This week, the Marketeer rolls out a new list in the vein of our “50 brands and marketers to watch” campaigns. Each day, we’ll debut five interviews from our list of 25 Journalists in Content Marketing before releasing the entire package as one slideshow on Monday, September 17.
Today’s group includes Sympoz Inc.’s Lisa Greim, Paul Conley of Paul Conley Consulting, Monetate’s Rob Yoegel, Kuno Creative’s Brianne Carlon, and Kevin Hunt of General Mills.
Click through to read their responses to our questions about the roles they play in their organizations’ content marketing efforts; their information diets; the content they’re most proud of creating; their favorite tech and software tools; where they find inspiration for content; and their advice on content marketing.

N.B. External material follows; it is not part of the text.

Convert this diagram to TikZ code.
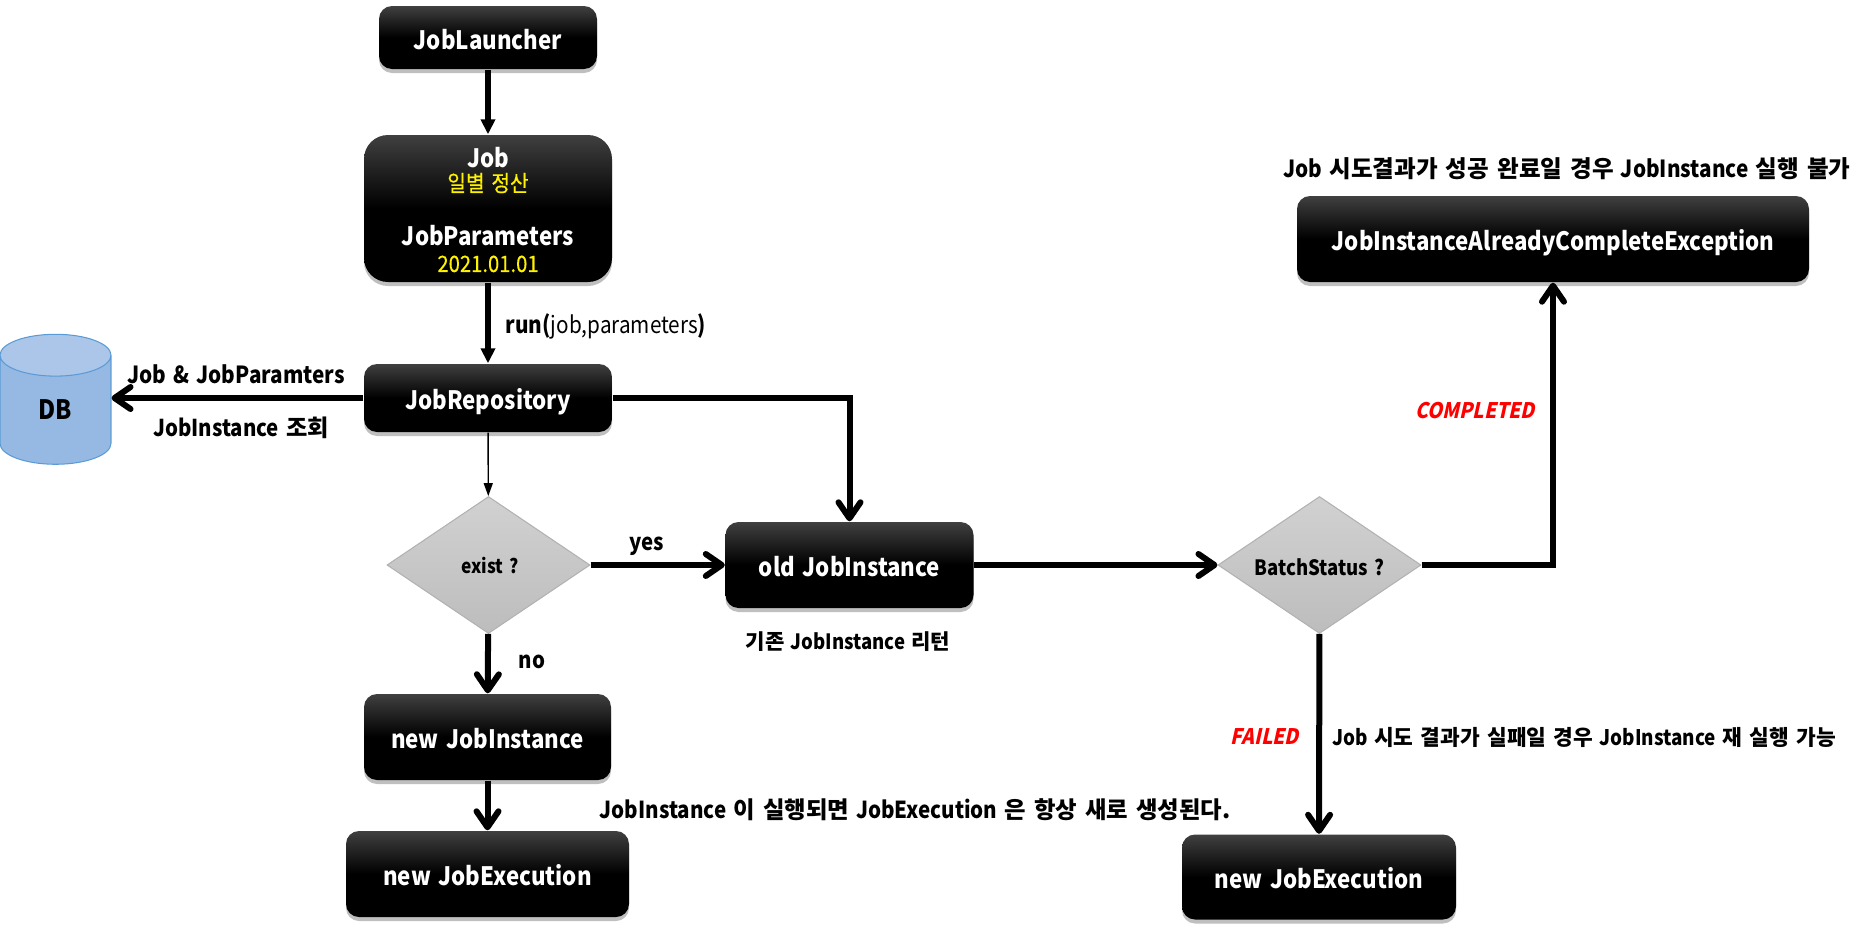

Lisa GreimEditorial content manager, Sympoz Inc.
Her journalism chops: Business reporter and editor for dailies, weeklies, and trade magazines, including the San Francisco Business Times, the Peninsula Times Tribune (Palo Alto), and the Rocky Mountain News (formerly in Denver). M.A. in journalism from the University of Colorado, Boulder.
Her gig: "It’s a weird, hybrid job. I’m part of the online course production team. My group creates content in and around the videos that are our core product. We write onscreen graphics, create downloadable class materials, pull all the parts together, plug everything into the site, and check it before it goes out. It’s a lot like line editing a daily section and requires many of the same habits of mind."
How she got there: "I showed up a year ago in response to a Craigslist ad for a freelance copy editor who could knit, and then people discovered that I could write marketing copy, keep a bunch of balls in the air, spot random errors, make pasta necklaces.... I know a tiny bit about a lot of things. It comes in handy at a startup where tasks need doing that aren’t in anybody’s job description."
Her info diet: "I get my news on the run these days from NYTimes.com, public radio, Media Bistro’s daily news, and the dead-tree, home-delivered Denver Post. I love my Facebook news feed, which is like the world’s most random clipping service, and my longtime online hangout, The Well (well.com). Also, my 17-year-old daughter, arbiter of everything cool."
Her pride: "We launched a free Craftsy Block of the Month (BOTM) quilting class on New Year’s Eve, as a registration driver and sampling vehicle. We had to kill ourselves over the holidays to get it done, and I was just cranky about the whole idea. I thought people would sign up and then refuse to pay for anything else, a lesson we learned the hard way in the news business.
"At that time, we were happy if we sold a few hundred units of a new class on its first weekend. We flipped the switch on BOTM at 9 p.m. Friday night, and by the time I woke up on Saturday, 10,000 people had signed up. In two weeks it quadrupled. It blew up like the Stay-Puft Marshmallow Man. Last I checked, we had more than 80,000 BOTM quilters, the Meadowlands full of quilters, and if I told you the conversion rate to e-commerce customers and paid course takers, I would have to kill you.
"I’m pleased to admit that I was wrong."
Her fave tech tools: "Evernote, Google Docs, Dropbox, InVision—anything that lets us keep projects moving and get stuff done together. The cloud is a miracle as far as I’m concerned. Personally, I love Flipboard and Spotify and all the apps that keep my financial life paperless and on autopilot."
Her creative inspiration: "I don’t like the word 'creative.' My best teachers and bosses beat into me that writing is a craft, dammit. You show up, you sit in the chair, you select the right words to build the work, and you don’t waltz around talking about yourself."
Her content marketing advice: "People will pay for content if it’s relevant to their lives, unique in the marketplace, and provably better than what they can get for free. Information wants to be liberated."